Salvador Dali described his creative process as the paranoid-critical method, and Stamaty’s work seems to use a similarly heightened sense of self-awareness. This ends up unworkable in the long term. As the book goes on, the narrative tightens, and while it’s clear throughout that Stamaty has anxiety about each installment keeping the narrative going, he also understands the strip draws its power from being free-wheeling and digressive. Shortly after the dishwasher defeats the fast food CEO in hand-to-hand combat, the anthropomorphic depiction of the strip itself becomes the central character, expressing his exhaustion and desire for a vacation. The self-consciousness that drove the comic became paralyzing. The New York Review Comics collection, issued in 2019, forty years after the strip’s initial appearance in the Village Voice, contains an afterword by Stamaty explaining that he ended the strip not long after the plot wrapped itself up after a run of a little less than two years because he felt paralyzed by the expectation to be funny, and the impulses to be funny and still keep a plot going had made drawing the strip time-consuming. He took time off, and eventually began doing more personal, less labored-over work, under a different title. If I understand his description correctly, some of these strips don’t have understandable language at all. I haven’t seen these strips, although it seems like NYRC is interested in publishing a reprint of them in the future. Stamaty, discussing this work, views it more in the context of poetry, in terms of the people who liked it and what they praised it for.
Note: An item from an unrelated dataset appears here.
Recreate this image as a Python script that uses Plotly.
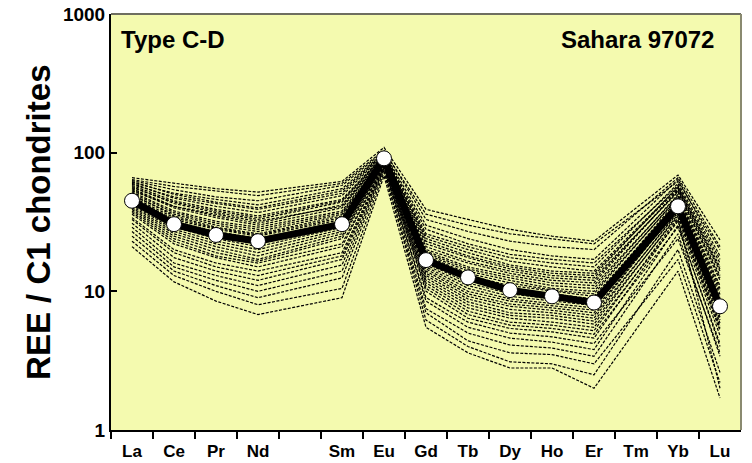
import plotly.graph_objects as go

# Element order on the x axis (Pm left blank, Tm not measured)
elements = ["La", "Ce", "Pr", "Nd", "Pm", "Sm", "Eu", "Gd", "Tb", "Dy", "Ho", "Er", "Tm", "Yb", "Lu"]
tick_labels = ["La", "Ce", "Pr", "Nd", "", "Sm", "Eu", "Gd", "Tb", "Dy", "Ho", "Er", "Tm", "Yb", "Lu"]
measured = ["La", "Ce", "Pr", "Nd", "Sm", "Eu", "Gd", "Tb", "Dy", "Ho", "Er", "Yb", "Lu"]

# Sahara 97072 mean pattern
mean_pattern = [45, 30.5, 25.5, 23, 30.5, 91, 16.8, 12.6, 10.2, 9.2, 8.3, 41, 7.8]

# Individual analyses (La, Ce, Pr, Nd, Sm, Eu, Gd, Tb, Dy, Ho, Er, Yb, Lu)
samples = [
    [66, 60, 55, 52, 62, 109, 39, 33, 28, 25, 23, 69, 23.5],
    [64, 57, 53, 49, 60, 104, 33, 27, 23, 21, 20, 66, 21],
    [63, 54, 48, 45, 58, 102, 36, 30, 26, 24, 22, 62, 20],
    [62, 50, 44, 40, 53, 99, 26, 21, 17.5, 16, 15, 60, 17],
    [61, 51, 46, 42, 55, 100, 30, 24, 20, 18, 17, 64, 18],
    [60, 47, 41, 37, 49, 97, 23, 18, 15, 13.5, 13, 57, 15],
    [59, 48, 43, 39, 51, 98, 28, 22, 18.5, 17, 16, 58, 16],
    [58, 45, 39, 35, 46, 96, 24, 19, 15.5, 14, 13.5, 55, 14],
    [57, 43, 37, 33, 44, 95, 20, 16, 13.5, 12, 11.5, 54, 13],
    [56, 44, 38, 34, 45, 95, 25, 20, 16.5, 15, 14, 56, 14.5],
    [55, 41, 35, 31, 42, 94, 22, 17.5, 14.5, 13, 12.5, 52, 12],
    [54, 40, 34, 30, 40, 93, 19, 14.5, 12.5, 11, 10.5, 50, 11],
    [53, 41, 36, 32, 41, 93, 21, 16.5, 14, 12.5, 12, 53, 12.5],
    [52, 38, 32, 29, 38, 92, 18, 13.5, 11.5, 10.2, 9.6, 48, 10],
    [51, 37, 31, 28, 37, 91, 19.5, 15, 13, 11.5, 11, 49, 10.5],
    [50, 35, 29, 26, 35, 91, 17, 12.5, 10.5, 9.6, 8.8, 46, 9],
    [49, 36, 30, 27, 36, 90, 18.5, 14, 12, 10.5, 10, 47, 9.5],
    [48, 34, 28.5, 25.5, 34, 90, 16, 11.5, 9.6, 8.8, 8.2, 45, 8.5],
    [47, 33, 28, 25, 33, 89, 17.5, 13, 11, 10, 9.2, 44, 8],
    [46, 32, 27, 24, 32, 88, 15, 10.5, 8.8, 8.2, 7.6, 42, 7.5],
    [45, 31, 26, 23, 31, 88, 16.5, 12, 10, 9.2, 8.5, 43, 7.8],
    [44, 30, 25, 22, 30, 87, 14, 9.6, 8.1, 7.6, 7, 40, 7],
    [43, 29, 24, 21, 29, 86, 15.5, 11, 9.2, 8.5, 7.9, 41, 6.8],
    [42, 28, 23, 20, 28, 86, 13, 8.8, 7.4, 7, 6.4, 38, 6.2],
    [41, 27, 22, 19, 27, 85, 14.5, 10, 8.5, 7.9, 7.3, 39, 6.5],
    [40, 26, 21, 18, 26, 84, 12, 8, 6.7, 6.4, 5.8, 36, 5.6],
    [39, 25, 20, 17, 25, 84, 13.5, 9.2, 7.8, 7.3, 6.7, 37, 5.9],
    [38, 24, 19, 16.5, 24, 83, 11, 7.2, 6, 5.7, 5.2, 34, 5.2],
    [37, 23, 18, 16, 22, 82, 12.5, 8.4, 7, 6.7, 6.1, 35, 5.4],
    [36, 22, 17.5, 15, 21, 82, 10, 6.4, 5.4, 5.1, 4.6, 33, 2.0],
    [34, 20, 16, 14, 19, 81, 11.5, 7.6, 6.4, 6, 5.5, 32, 4.8],
    [33, 19, 15, 13, 18, 80, 8.5, 5.5, 4.6, 4.3, 3.8, 30, 4],
    [31, 17.5, 14, 12, 17, 79, 10.5, 6.8, 5.7, 5.4, 4.9, 29, 4.2],
    [29, 16, 13, 11, 15.5, 78, 7.5, 5, 4.1, 3.9, 3.4, 26, 3.4],
    [27, 15, 12, 10, 14, 77, 9, 6, 5, 4.7, 4.2, 24, 3.6],
    [25, 14, 11, 9, 12.5, 75, 6.2, 4, 3.1, 3, 2.5, 20, 2.6],
    [23, 13, 10, 8, 10.5, 72, 7, 4.4, 3.6, 3.5, 3.0, 17, 2.2],
    [21, 11.7, 8.5, 6.8, 9, 68, 5.5, 3.6, 2.8, 2.8, 2.0, 14, 1.7],
]

y_ticks = [1, 10, 100, 1000]

x_pos = [elements.index(e) for e in measured]
label_pos = list(range(len(elements)))
boundaries = [i - 0.5 for i in range(len(elements))]

fig = go.Figure()
for s in samples:
    fig.add_trace(go.Scatter(
        x=x_pos, y=s, mode="lines",
        line=dict(color="black", width=1.2, dash="3px,1.5px"),
        showlegend=False, hoverinfo="skip"))

fig.add_trace(go.Scatter(
    x=x_pos, y=mean_pattern, mode="lines+markers",
    line=dict(color="black", width=7),
    marker=dict(symbol="circle", size=15, color="white", line=dict(color="black", width=1)),
    showlegend=False))

font_family = "Liberation Sans, Arial, sans-serif"

fig.update_layout(
    width=752, height=463,
    margin=dict(l=111, r=11, t=14, b=33, autoexpand=False),
    paper_bgcolor="white",
    plot_bgcolor="#F4FAAF",
    font=dict(family=font_family, color="black"),
    xaxis=dict(
        range=[-0.5, 14.5], showgrid=False, zeroline=False, automargin=False,
        tickmode="array", tickvals=label_pos,
        ticktext=["<b>%s</b>" % t for t in tick_labels],
        ticks="", tickfont=dict(size=17, family=font_family),
        ticklabelstandoff=5,
        showline=True, linecolor="black", linewidth=2,
        minor=dict(tickmode="array", tickvals=boundaries, ticks="outside",
                   ticklen=7, tickwidth=2, tickcolor="black"),
    ),
    yaxis=dict(
        type="log", range=[0, 3], showgrid=False, zeroline=False, automargin=False,
        tickmode="array", tickvals=y_ticks,
        ticktext=["<b>%d</b>" % v for v in y_ticks],
        ticks="inside", ticklen=6, tickwidth=2, tickcolor="black",
        tickfont=dict(size=19, family=font_family),
        showline=True, linecolor="black", linewidth=2,
    ),
    shapes=[
        dict(type="line", xref="paper", yref="paper", x0=0, x1=1, y0=1, y1=1,
             line=dict(color="#6e6e60", width=2)),
        dict(type="line", xref="paper", yref="paper", x0=1, x1=1, y0=0, y1=1,
             line=dict(color="#8a8a70", width=2)),
    ],
    annotations=[
        dict(text="<b>Type C-D</b>", xref="paper", yref="paper", x=0.013, y=0.975,
             xanchor="left", yanchor="top", showarrow=False,
             font=dict(size=24, family=font_family)),
        dict(text="<b>Sahara 97072</b>", xref="paper", yref="paper", x=0.96, y=0.975,
             xanchor="right", yanchor="top", showarrow=False,
             font=dict(size=24, family=font_family)),
        dict(text="<b>REE / C1 chondrites</b>", xref="paper", yref="paper",
             x=-0.116, y=0.5, xanchor="center", yanchor="middle", textangle=-90,
             showarrow=False, font=dict(size=33, family=font_family)),
    ],
)

# Remove the browser's default 8px body margin so the figure sits at the page origin.
fig.write_html("out.html", config={"displayModeBar": False},
               post_script="document.body.style.margin='0';")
MacDoodle St. is itself poetic, as well as funny. While its working class protagonist at odds against corporate conspiracy feels resonant in 2020, do not think for one minute that it’s some sort of long-form editorial cartoon which will primarily appeal to those who agree with it. The pleasures it possesses are related to it as a true alternative, unlike any other comic of its era. The casual sense of understanding daily life it possesses is inextricable from its truly ecstatic sense of invention. You can believe in the radiant horizon it promises for the future of the medium.